An involuntary civil commitment can follow service of a sentence, or other criminal disposition, when the offender "suffers from a mental abnormality or personality disorder that makes the person likely to engage in acts of sexual violence if not confined in a secure facility for control, care and treatment." N.J.S.A. 30:4-27.26. "[T]he State must prove that threat [to the health and safety of others because of the likelihood of his or her engaging in sexually violent acts] by demonstrating that the individual has serious difficulty in controlling sexually harmful behavior such that it is highly likely that he or she will not control his or her sexually violent behavior and will reoffend." In re Commitment of W.Z., 173 N.J. 109, 132 (2002). The court must address "his or her present serious difficulty with control over dangerous sexual behavior[,]" and the State must establish "that it is highly likely that" the individual will reoffend by clear and convincing evidence." Id. at 132-33. See also In re Civil Commitment of J.H.M., 367 N.J. Super. 599, 610-11 (App. Div. 2003), certif. denied, 179 N.J. 312 (2004).

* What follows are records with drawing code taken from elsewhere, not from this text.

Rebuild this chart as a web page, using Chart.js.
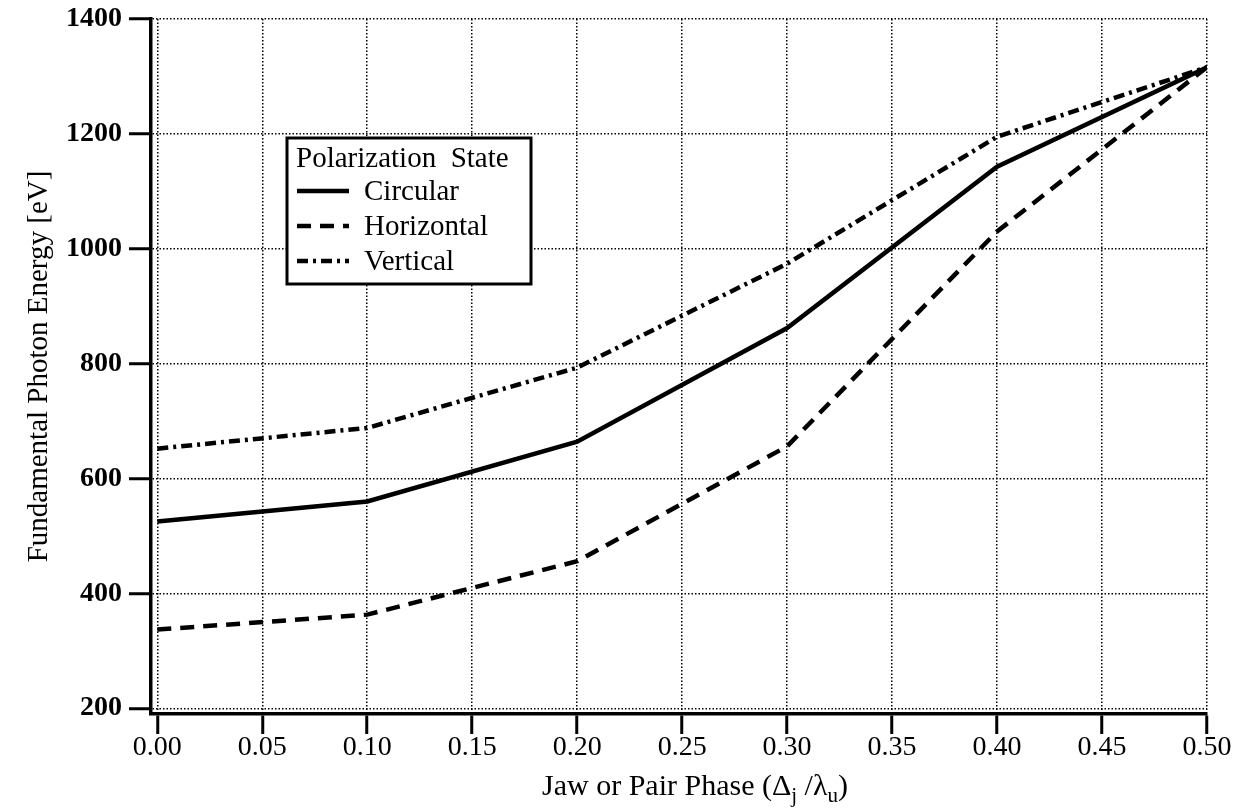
<!DOCTYPE html>
<html>
<head>
<meta charset="utf-8">
<script src="https://cdn.jsdelivr.net/npm/chart.js@4.4.0/dist/chart.umd.min.js"></script>
<style>
  html, body { margin: 0; padding: 0; background: #fff; }
  #wrap { width: 1241px; height: 811px; }
</style>
</head>
<body>
<div id="wrap"><canvas id="chart" width="1241" height="811"></canvas></div>
<script>
// jaw / pair phase (fraction of undulator period)
const phase = [0.0, 0.1, 0.2, 0.3, 0.4, 0.5];
// fundamental photon energy in eV, one array per polarization state
const circular = [525, 560, 664, 862, 1143, 1316];
const horizontal = [337, 363, 456, 656, 1030, 1316];
const vertical = [652, 688, 793, 974, 1195, 1316];

const xTicks = [0.00, 0.05, 0.10, 0.15, 0.20, 0.25, 0.30, 0.35, 0.40, 0.45, 0.50];
const yTicks = [200, 400, 600, 800, 1000, 1200, 1400];

const SERIF = '"Liberation Serif", "Times New Roman", serif';

function points(ys) {
    return ys.map((y, i) => ({ x: phase[i], y: y }));
}

// boxed legend sitting inside the plot, like the original figure
const legendBox = {
    id: 'legendBox',
    afterDraw(chart) {
        const ctx = chart.ctx;
        const left = 287, top = 138, w = 244, h = 146;
        ctx.save();
        ctx.fillStyle = '#fff';
        ctx.fillRect(left, top, w, h);
        ctx.lineWidth = 3;
        ctx.strokeStyle = '#000';
        ctx.setLineDash([]);
        ctx.strokeRect(left, top, w, h);

        ctx.fillStyle = '#000';
        ctx.font = '29px ' + SERIF;
        ctx.textBaseline = 'alphabetic';
        ctx.fillText('Polarization  State', left + 9, top + 29);

        const rows = [191, 226, 261];
        chart.data.datasets.forEach((ds, i) => {
            const y = rows[i];
            ctx.beginPath();
            ctx.lineWidth = ds.borderWidth;
            ctx.setLineDash(ds.borderDash || []);
            ctx.moveTo(left + 10, y);
            ctx.lineTo(left + 62, y);
            ctx.stroke();
            ctx.setLineDash([]);
            ctx.fillText(ds.label, left + 77, y + 9);
        });
        ctx.restore();
    }
};

// x axis title with subscripts (Δj / λu)
const xTitle = {
    id: 'xTitle',
    afterDraw(chart) {
        const ctx = chart.ctx;
        const area = chart.chartArea;
        const big = '30px ' + SERIF;
        const small = '21px ' + SERIF;
        const parts = [
            ['Jaw or Pair Phase (\u0394', big, 0],
            ['j', small, 7],
            [' /\u03bb', big, 0],
            ['u', small, 7],
            [')', big, 0]
        ];
        ctx.save();
        ctx.fillStyle = '#000';
        ctx.textBaseline = 'alphabetic';
        let total = 0;
        parts.forEach(p => { ctx.font = p[1]; total += ctx.measureText(p[0]).width; });
        let x = (area.left + area.right) / 2 + 16 - total / 2;
        const base = 795;
        parts.forEach(p => {
            ctx.font = p[1];
            ctx.fillText(p[0], x, base + p[2]);
            x += ctx.measureText(p[0]).width;
        });
        ctx.restore();
    }
};

const ctx = document.getElementById('chart').getContext('2d');
const chart = new Chart(ctx, {
    type: 'line',
    data: {
        datasets: [{
            label: 'Circular',
            data: points(circular),
            borderColor: '#000',
            borderWidth: 4.5,
            borderDash: [],
        }, {
            label: 'Horizontal',
            data: points(horizontal),
            borderColor: '#000',
            borderWidth: 4.5,
            borderDash: [14, 9],
        }, {
            label: 'Vertical',
            data: points(vertical),
            borderColor: '#000',
            borderWidth: 4.5,
            borderDash: [11, 5, 3, 5],
        }]
    },
    options: {
        responsive: false,
        animation: false,
        events: [],
        layout: {
            padding: { top: 19, right: 34, left: 0, bottom: 0 },
        },
        elements: {
            point: { radius: 0 },
            line: { tension: 0, borderCapStyle: 'butt' },
        },
        plugins: {
            legend: { display: false },
            tooltip: { enabled: false },
        },
        scales: {
            x: {
                type: 'linear',
                min: -0.003,
                max: 0.5,
                afterFit: (scale) => {
                    scale.height = 97;
                    scale.paddingLeft = 0;
                    scale.paddingRight = 0;
                },
                afterBuildTicks: (scale) => { scale.ticks = xTicks.map(v => ({ value: v })); },
                grid: {
                    color: '#000',
                    lineWidth: 1.5,
                    tickLength: 20,
                    tickWidth: 3,
                    tickColor: '#000',
                    tickBorderDash: [],
                },
                border: { display: true, color: '#000', width: 3.5, dash: [1.5, 2] },
                ticks: {
                    color: '#000',
                    font: { family: SERIF, size: 28 },
                    padding: -3,
                    maxRotation: 0,
                    autoSkip: false,
                    callback: (v) => Number(v).toFixed(2),
                },
            },
            y: {
                type: 'linear',
                min: 190,
                max: 1400,
                afterFit: (scale) => {
                    scale.width = 151;
                    scale.paddingTop = 0;
                    scale.paddingBottom = 0;
                },
                afterBuildTicks: (scale) => { scale.ticks = yTicks.map(v => ({ value: v })); },
                grid: {
                    color: '#000',
                    lineWidth: 1.5,
                    tickLength: 22,
                    tickWidth: 3,
                    tickColor: '#000',
                    tickBorderDash: [],
                },
                border: { display: true, color: '#000', width: 3.5, dash: [1.5, 2] },
                ticks: {
                    color: '#000',
                    font: { family: SERIF, size: 28, weight: 'bold' },
                    padding: 7,
                    autoSkip: false,
                    callback: (v) => String(v),
                },
                title: {
                    display: true,
                    text: 'Fundamental Photon Energy [eV]',
                    color: '#000',
                    font: { family: SERIF, size: 29 },
                    padding: { top: 22, bottom: 0 },
                },
            },
        },
    },
    plugins: [legendBox, xTitle],
});
</script>
</body>
</html>
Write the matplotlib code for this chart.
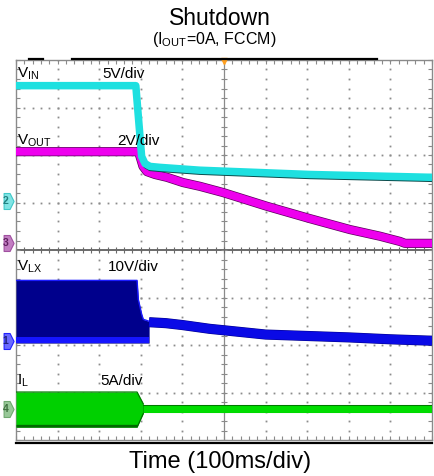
import numpy as np
import matplotlib
matplotlib.use("Agg")
import matplotlib.pyplot as plt
import matplotlib.patheffects as pe
from matplotlib.lines import Line2D
from matplotlib.path import Path

plt.rcParams['font.family'] = ['Liberation Sans', 'DejaVu Sans']
plt.rcParams['mathtext.fontset'] = 'custom'
plt.rcParams['mathtext.rm'] = 'Liberation Sans'
plt.rcParams['mathtext.it'] = 'Liberation Sans:italic'

# ---------------- data (time in divisions, level in divisions) ----------------
title = "Shutdown"
subtitle = r"(I$_\mathregular{OUT}$=0A, FCCM)"
xlabel = "Time (100ms/div)"

# VIN (cyan, 5V/div)
vin_t = [0, 2.88, 3.02, 3.10, 3.22, 3.46, 4.42, 7.07, 10.0]
vin_v = [7.46, 7.46, 5.97, 5.82, 5.76, 5.74, 5.68, 5.59, 5.53]

# VOUT (magenta, 2V/div)
vout_t = [0, 2.945, 3.005, 3.053, 3.149, 3.341, 3.630, 4.014, 4.423, 4.976,
          6.034, 7.067, 8.029, 8.750, 9.231, 9.351, 10.0]
vout_v = [6.07, 6.07, 5.90, 5.76, 5.65, 5.59, 5.53, 5.42, 5.34, 5.21,
          4.92, 4.66, 4.43, 4.29, 4.18, 4.14, 4.14]

# VLX (blue, 10V/div): switching envelope, then decaying trace
vlx_sw_t = [0, 2.91, 2.94, 3.02, 3.06, 3.20]
vlx_sw_top = [3.36, 3.36, 2.96, 2.65, 2.54, 2.50]
vlx_sw_bot = [2.04, 2.04, 2.04, 2.04, 2.04, 2.04]
vlx_t = [3.20, 3.6, 4.0, 4.66, 5.0, 6.0, 7.0, 8.0, 9.0, 10.0]
vlx_v = [2.48, 2.46, 2.42, 2.34, 2.31, 2.22, 2.19, 2.16, 2.12, 2.09]

# IL (green, 5A/div): ripple envelope, then flat trace
il_sw_t = [0, 2.91, 3.06]
il_sw_top = [1.01, 1.01, 0.76]
il_sw_bot = [0.27, 0.27, 0.56]
il_t = [3.06, 10.0]
il_v = [0.65, 0.65]

# channel ground markers
ch_names = ['2', '3', '1', '4']
ch_levels = [5.03, 4.15, 2.09, 0.65]
ch_fill = ['#80e4e4', '#c27ec2', '#6a6aff', '#98c898']
ch_edge = ['#40c8c8', '#a050a0', '#2020ff', '#70a870']
ch_text = ['#208080', '#602060', '#202080', '#407040']

labels = [r'V$_\mathregular{IN}$', r'V$_\mathregular{OUT}$', r'V$_\mathregular{LX}$', r'I$_\mathregular{L}$']
label_y = [7.63, 6.22, 3.56, 1.16]
scales = ['5V/div', '2V/div', '10V/div', '5A/div']
scale_x = [2.07, 2.43, 2.21, 2.02]

# ---------------- figure ----------------
W, H = 435, 476
fig = plt.figure(figsize=(W / 100, H / 100), dpi=100)
ax = fig.add_axes([16 / W, 1 - 440 / H, 416 / W, 380 / H])
ax.set_xlim(0, 10)
ax.set_ylim(0, 8)

# grid: dotted lines
gcol = '#8c8c8c'
dots = np.arange(0, 10.01, 0.2)
doty = np.arange(0, 8.01, 0.2)
for i in range(1, 10):
    if i != 5:
        ax.plot([i] * len(doty), doty, ls='none', marker='s', ms=1.3, mew=0, color=gcol, zorder=1)
for j in range(1, 8):
    if j != 4:
        ax.plot(dots, [j] * len(dots), ls='none', marker='s', ms=1.3, mew=0, color=gcol, zorder=1)
# center lines with ticks
ax.axvline(5, color='#8a8a8a', lw=0.9, zorder=1)
ax.axhline(4, color='#6a6a6a', lw=1.4, zorder=1)
ax.plot([5] * len(doty), doty, ls='none', marker='_', ms=5, mew=0.8, color='#8a8a8a', zorder=1)
ax.plot(dots, [4] * len(dots), ls='none', marker='|', ms=5, mew=0.8, color='#6a6a6a', zorder=1)

for s in ax.spines.values():
    s.set_color('#8a8a8a')
    s.set_linewidth(1.0)
ax.set_xticks(range(11))
ax.set_yticks(range(9))
ax.set_xticks(dots, minor=True)
ax.set_yticks(doty, minor=True)
ax.tick_params(which='both', direction='in', length=3, color='#8a8a8a', width=0.8,
               top=True, right=True, labelbottom=False, labelleft=False)

# ---------------- traces ----------------
# VLX
ax.fill_between(vlx_sw_t, vlx_sw_bot, vlx_sw_top, color='#00008c', lw=0, zorder=3)
ax.plot(vlx_sw_t, vlx_sw_top, color='#1a1aff', lw=1.0, zorder=3)
ax.fill_between(vlx_sw_t, vlx_sw_bot, np.array(vlx_sw_bot) + 0.13, color='#1515ff', lw=0, zorder=3)
ax.plot(vlx_t, vlx_v, color='#0a0ae6', lw=6.5, solid_capstyle='butt', zorder=3,
        path_effects=[pe.Stroke(linewidth=7.3, foreground='#00008c'), pe.Normal()])

# IL
ax.fill_between(il_sw_t, il_sw_bot, il_sw_top, color='#00d000', lw=0, zorder=3)
ax.plot(il_sw_t, il_sw_top, color='#007a00', lw=0.9, zorder=3)
ax.fill_between(il_sw_t, il_sw_bot, np.array(il_sw_bot) + 0.06, color='#006a00', lw=0, zorder=3)
ax.plot(il_t, il_v, color='#00dd00', lw=5.0, solid_capstyle='butt', zorder=3,
        path_effects=[pe.Stroke(linewidth=5.8, foreground='#007a00'), pe.Normal()])

# VOUT
ax.plot(vout_t, vout_v, color='#ee00ee', lw=5.6, solid_capstyle='butt', zorder=4,
        path_effects=[pe.Stroke(linewidth=6.6, foreground='#5a005a'), pe.Normal()])

# VIN
ax.plot(vin_t[2:], np.array(vin_v[2:]) - 0.07, color='#0a4a4a', lw=2.0, solid_capstyle='butt', zorder=5)
ax.plot(vin_t, vin_v, color='#1ee0e0', lw=5.4, solid_capstyle='butt', zorder=5)

# channel markers
tag = Path([(-0.55, -1), (0.2, -1), (0.7, 0), (0.2, 1), (-0.55, 1), (-0.55, -1)],
           [Path.MOVETO, Path.LINETO, Path.LINETO, Path.LINETO, Path.LINETO, Path.CLOSEPOLY])
for name, lvl, fc, ec, tc in zip(ch_names, ch_levels, ch_fill, ch_edge, ch_text):
    ax.plot(-0.19, lvl, marker=tag, ms=11.5, mfc=fc, mec=ec, mew=0.8, clip_on=False, zorder=6)
    ax.text(-0.25, lvl, name, fontsize=7.5, color=tc, ha='center', va='center',
            fontweight='bold', clip_on=False, zorder=7)

# labels
for lab, ly, sc, sx in zip(labels, label_y, scales, scale_x):
    ax.text(0.02, ly, lab, fontsize=11, va='baseline', ha='left', color='black', zorder=8)
    ax.text(sx, ly, sc, fontsize=11, va='baseline', ha='left', color='black', zorder=8)

# trigger marker
ax.plot(5, 7.97, marker='v', ms=5, color='#ffa020', mec='#ffa020', clip_on=False, zorder=8)

# scope status bars
fig.add_artist(Line2D([72 / W, 377 / W], [1 - 59 / H] * 2, color='black', lw=1.6))
fig.add_artist(Line2D([29 / W, 43 / W], [1 - 59 / H] * 2, color='black', lw=1.6))
fig.add_artist(Line2D([16 / W, 432 / W], [1 - 443 / H] * 2, color='black', lw=1.6))

# titles
fig.text(220 / W, 1 - 25 / H, title, fontsize=16.5, ha='center', va='baseline')
fig.text(214 / W, 1 - 44 / H, subtitle, fontsize=11.5, ha='center', va='baseline')
fig.text(220 / W, 1 - 468 / H, xlabel, fontsize=17, ha='center', va='baseline')

fig.savefig('out.png', dpi=100)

Once an individual has been committed under the SVPA, a court must conduct an annual review hearing to determine whether the individual will be released or remain in treatment.
N.J.S.A. 30:4-27.35. The burden remains upon the State to prove by clear and convincing evidence that the individual continues to be a sexually violent predator, as defined in the SVPA and interpreted in W.Z., supra, 173 N.J. at 131-32. "[A]n individual should be released when a court is convinced that he or she will not have serious difficulty controlling sexually violent behavior and will be highly likely to comply with [a] plan for safe reintegration into the community." Id. at 130.
In reviewing a judgment for commitment under the SVPA, the scope of appellate review is "extremely narrow," and the trial court's decision should be given the "'utmost deference' and modified only where the record reveals a clear abuse of discretion." In re Commitment of J.P., 339 N.J. Super. 443, 459 (App. Div. 2001) (citing State v. Fields, 77 N.J. 282, 311 (1978)); see also In re Civil Commitment of V.A., 357 N.J. Super. 55, 63 (App. Div.), certif. denied, 177 N.J. 490 (2003). "The appropriate inquiry is to canvass the . . . expert testimony in the record and determine whether the lower court['s] findings were clearly erroneous." In re D.C., 146 N.J. 31, 58-59 (1996) (citing Fields, supra, 77 N.J. at 311).
We are satisfied from our review of the record that the judge's findings are amply supported by substantial credible evidence. State v. Locurto, 157 N.J. 463, 470-71 (1999). We affirm substantially for the reasons stated by Judge Mulvihill in his oral opinion of March 20, 2012.